Arithmetic Properties of Generalized Cubic and Overcubic Partitions
Hirakjyoti Das, Saikat Maity, Manjil P. Saikia
TL;DR
This work studies arithmetic properties of generalized cubic partitions with $c$ colors, $a_c(n)$, and generalized overcubic partitions, $\bar{a}_c(n)$, presenting generating functions $\frac{1}{f_1 f_2^{c-1}}$ and $\frac{f_4^{c-1}}{f_1^2 f_2^{2c-3}}$ respectively. It combines elementary $q$-series with modular forms, employing eta-quotients, Radu's algorithm, Sturm bounds, and Hecke operators to derive isolated congruences for $a_c(n)$ and rich modular-behavior descriptions for $\bar{a}_c(n)$ modulo $4$, $8$, and $12$, as well as infinite families modulo powers of $2$ and $3$, plus lacunarity and density results.
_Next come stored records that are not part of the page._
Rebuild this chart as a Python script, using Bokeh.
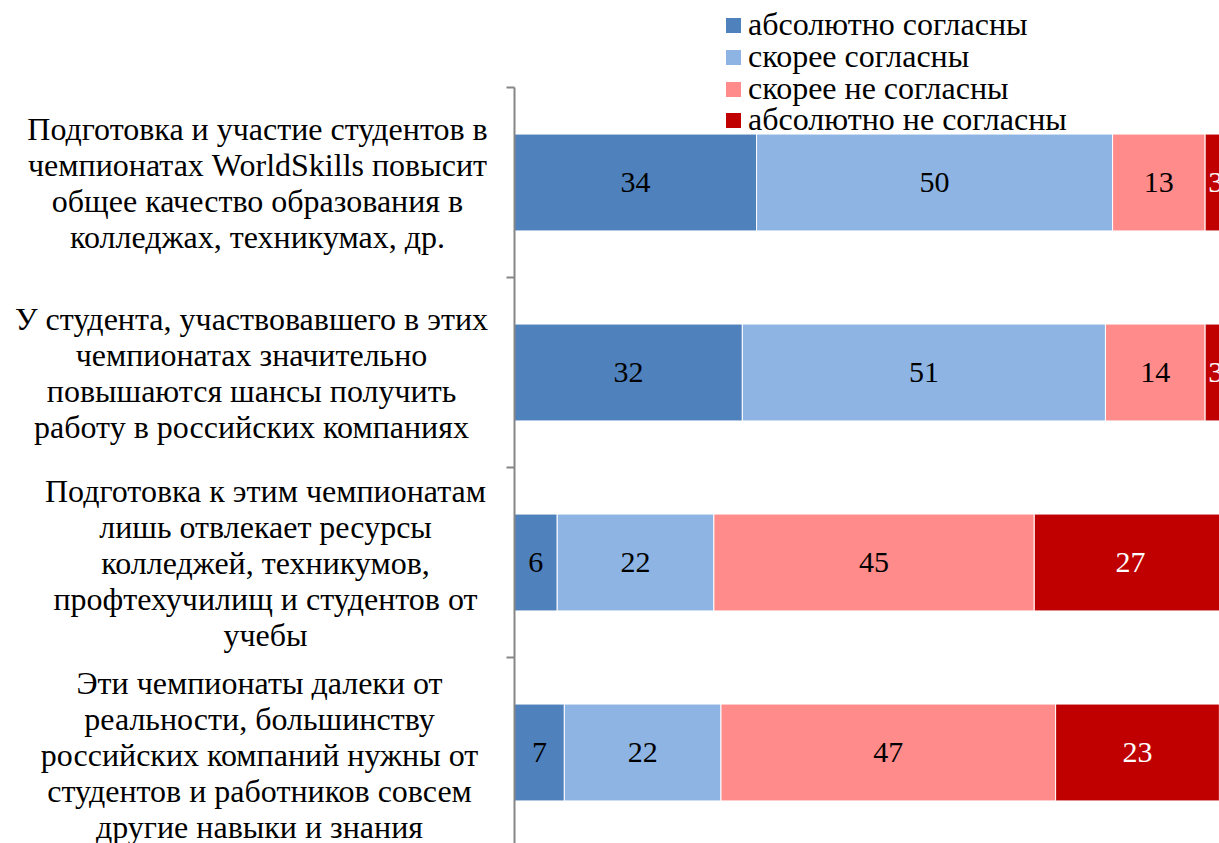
from bokeh.plotting import figure
from bokeh.layouts import row
from bokeh.models import ColumnDataSource, Range1d, FixedTicker, Legend, LegendItem
from bokeh.core.properties import value
from bokeh.embed import file_html
from bokeh.resources import INLINE

# ---- data ----
categories = [
    "Подготовка и участие студентов в\nчемпионатах WorldSkills повысит\nобщее качество образования в\nколледжах, техникумах, др.",
    "У студента, участвовавшего в этих\nчемпионатах значительно\nповышаются шансы получить\nработу в российских компаниях",
    "Подготовка к этим чемпионатам\nлишь отвлекает ресурсы\nколледжей, техникумов,\nпрофтехучилищ и студентов от\nучебы",
    "Эти чемпионаты далеки от\nреальности, большинству\nроссийских компаний нужны от\nстудентов и работников совсем\nдругие навыки и знания",
]
series_names = ["абсолютно согласны", "скорее согласны", "скорее не согласны", "абсолютно не согласны"]
abs_agree = [34, 32, 6, 7]
rather_agree = [50, 51, 22, 22]
rather_disagree = [13, 14, 45, 47]
abs_disagree = [3, 3, 27, 23]

series_values = [abs_agree, rather_agree, rather_disagree, abs_disagree]
colors = ["#4F81BD", "#8DB4E2", "#FF8B8B", "#C00000"]
label_colors = ["black", "black", "black", "white"]

FONT = "Liberation Serif"
W, H = 1219, 843
LABEL_W = 494          # width of the category-label panel
AXIS_PANEL = 20        # space between label panel and plot frame
PX_PER_UNIT = 7.12
AXIS_TOP = 87
BAND = 190
LINE_H = 36
label_centres = [257, 251, 265, 259]
label_shift = [0, 0, 0, -2]          # px, fine vertical adjustment of label blocks
legend_row_centres = [25, 56.7, 88.4, 120]   # px from top
LEGEND_ITEM_H = 36.3

ys = list(range(len(categories)))
y_range = Range1d(3.5 - (AXIS_TOP + 4 * BAND - H) / BAND, -0.5 - AXIS_TOP / BAND)

# ---- main bar chart ----
main_w = W - LABEL_W
p = figure(width=main_w, height=H, output_backend="svg", toolbar_location=None,
           x_range=Range1d(0, (main_w - AXIS_PANEL) / PX_PER_UNIT), y_range=y_range,
           x_axis_location=None, min_border_left=AXIS_PANEL, min_border_right=0,
           min_border_top=0, min_border_bottom=0, outline_line_color=None)
p.grid.visible = False

left = [0] * len(categories)
renderers = []
for name, vals, col, lcol in zip(series_names, series_values, colors, label_colors):
    right = [l + v for l, v in zip(left, vals)]
    src = ColumnDataSource(dict(y=ys, left=left, right=right,
                                mid=[(l + r) / 2 for l, r in zip(left, right)],
                                txt=[str(v) for v in vals]))
    r = p.hbar(y="y", left="left", right="right", height=0.51, source=src,
               fill_color=col, line_color="white", line_width=1)
    renderers.append(r)
    p.text(x="mid", y="y", text="txt", source=src, text_font=value(FONT),
           text_font_size="30px", text_align="center", text_baseline="middle",
           text_color=lcol)
    left = right

# y axis: tick marks at category boundaries
bounds = [y - 0.5 for y in ys] + [ys[-1] + 0.5]
ax = p.yaxis[0]
ax.ticker = FixedTicker(ticks=bounds, minor_ticks=[])
ax.bounds = (bounds[0], bounds[-1])
ax.major_label_overrides = {b: "" for b in bounds}
ax.major_tick_in = 0
ax.major_tick_out = 8
ax.major_tick_line_color = "#868686"
ax.major_tick_line_width = 2
ax.minor_tick_line_color = None
ax.axis_line_color = "#868686"
ax.axis_line_width = 2

# legend: one entry per Legend so the rows can sit as tightly as in the reference
for n, r, cy in zip(series_names, renderers, legend_row_centres):
    lg = Legend(items=[LegendItem(label=n, renderers=[r])],
                location=(209, round(H - cy - LEGEND_ITEM_H / 2)),
                glyph_width=20, glyph_height=20, label_standoff=5,
                padding=0, margin=0, spacing=0, border_line_color=None,
                background_fill_alpha=0, label_text_font=FONT, label_text_font_size="32px",
                label_text_color="black")
    p.add_layout(lg, "center")

# ---- category label panel (shares the y range) ----
lx, ly, lt, lo = [], [], [], []
for i, cat in enumerate(categories):
    lines = cat.split("\n")
    n = len(lines)
    for j, ln in enumerate(lines):
        lx.append(label_centres[i])
        ly.append(i)
        lt.append(ln)
        lo.append((j - (n - 1) / 2) * LINE_H - label_shift[i])
lab_src = ColumnDataSource(dict(x=lx, y=ly, t=lt, o=lo))

q = figure(width=LABEL_W, height=H, output_backend="svg", toolbar_location=None,
           x_range=Range1d(0, LABEL_W), y_range=y_range,
           x_axis_location=None, y_axis_location=None,
           min_border_left=0, min_border_right=0, min_border_top=0, min_border_bottom=0,
           outline_line_color=None)
q.grid.visible = False
q.text(x="x", y="y", text="t", y_offset="o", source=lab_src, text_font=value(FONT),
       text_font_size="32px", text_align="center", text_baseline="middle",
       text_color="black")

layout = row(q, p, spacing=0)
open("out.html", "w").write(file_html(layout, INLINE))
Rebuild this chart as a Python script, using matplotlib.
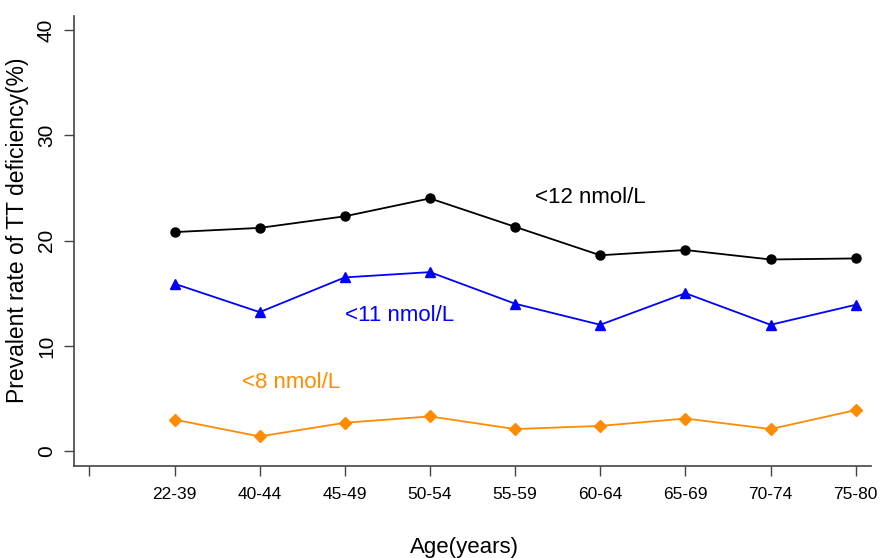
import matplotlib
matplotlib.use('Agg')
import matplotlib.pyplot as plt

plt.rcParams['font.family'] = ['Liberation Sans', 'DejaVu Sans']

ages = ['22-39', '40-44', '45-49', '50-54', '55-59', '60-64', '65-69', '70-74', '75-80']
lt12 = [20.8, 21.2, 22.3, 24.0, 21.3, 18.6, 19.1, 18.2, 18.3]
lt11 = [15.9, 13.2, 16.5, 17.0, 14.0, 12.0, 15.0, 12.0, 13.9]
lt8 = [3.0, 1.4, 2.7, 3.3, 2.1, 2.4, 3.1, 2.1, 3.9]

xs = list(range(1, len(ages) + 1))

fig = plt.figure(figsize=(8.92, 5.58), dpi=100)
ax = fig.add_axes([0.083, 0.165, 0.8935, 0.806])

ax.plot(xs, lt12, color='black', marker='o', markersize=6.5, lw=1.3)
ax.plot(xs, lt11, color='blue', marker='^', markersize=7.5, lw=1.3)
ax.plot(xs, lt8, color='darkorange', marker='D', markersize=6, lw=1.3)

ax.text(5.88, 24.1, '<12 nmol/L', color='black', fontsize=16, ha='center', va='center')
ax.text(3.64, 12.9, '<11 nmol/L', color='blue', fontsize=16, ha='center', va='center')
ax.text(2.37, 6.5, '<8 nmol/L', color='darkorange', fontsize=16, ha='center', va='center')

ax.set_xlim(-0.18, 9.18)
ax.set_ylim(-1.4, 41.3)
ax.set_xticks([0] + xs)
ax.set_xticklabels([''] + ages, fontsize=12.5)
ax.set_yticks([0, 10, 20, 30, 40])
ax.set_yticklabels(['0', '10', '20', '30', '40'], fontsize=15, rotation=90, va='center')

for s in ['top', 'right']:
    ax.spines[s].set_visible(False)
for s in ['left', 'bottom']:
    ax.spines[s].set_color('#444444')
    ax.spines[s].set_linewidth(1.2)
ax.tick_params(axis='x', direction='out', length=7, width=1, color='#444444', pad=8)
ax.tick_params(axis='y', direction='out', length=7, width=1, color='#444444', pad=6)

ax.set_xlabel('Age(years)', fontsize=16)
ax.xaxis.set_label_coords(0.49, -0.158)
ax.set_ylabel('Prevalent rate of TT deficiency(%)', fontsize=16.5)
ax.yaxis.set_label_coords(-0.057, 0.524)

plt.savefig('out.png', dpi=100)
The main contributions include explicit isolated congruences for $a_c(n)$, a complete modulo-$4$ and modulo-$8$ characterization of $\bar{a}_c(n)$, and extensive infinite families of congruences, supported by both elementary and modular-form techniques. These results extend Ramanujan-type phenomena to generalized partitions and illuminate lacunarity and density properties through the interplay of $q$-series identities and modularity.
Abstract
We prove several congruences satisfied by the generalized cubic and generalized overcubic partition functions, recently introduced by Amdeberhan, Sellers, and Singh. We also prove infinite families of congruences modulo powers of $2$ and modulo $12$ satisfied by the generalized overcubic partitions, as well as some density results that they satisfy. We use both elementary $q$-series techniques as well as the theory of modular forms to prove our results.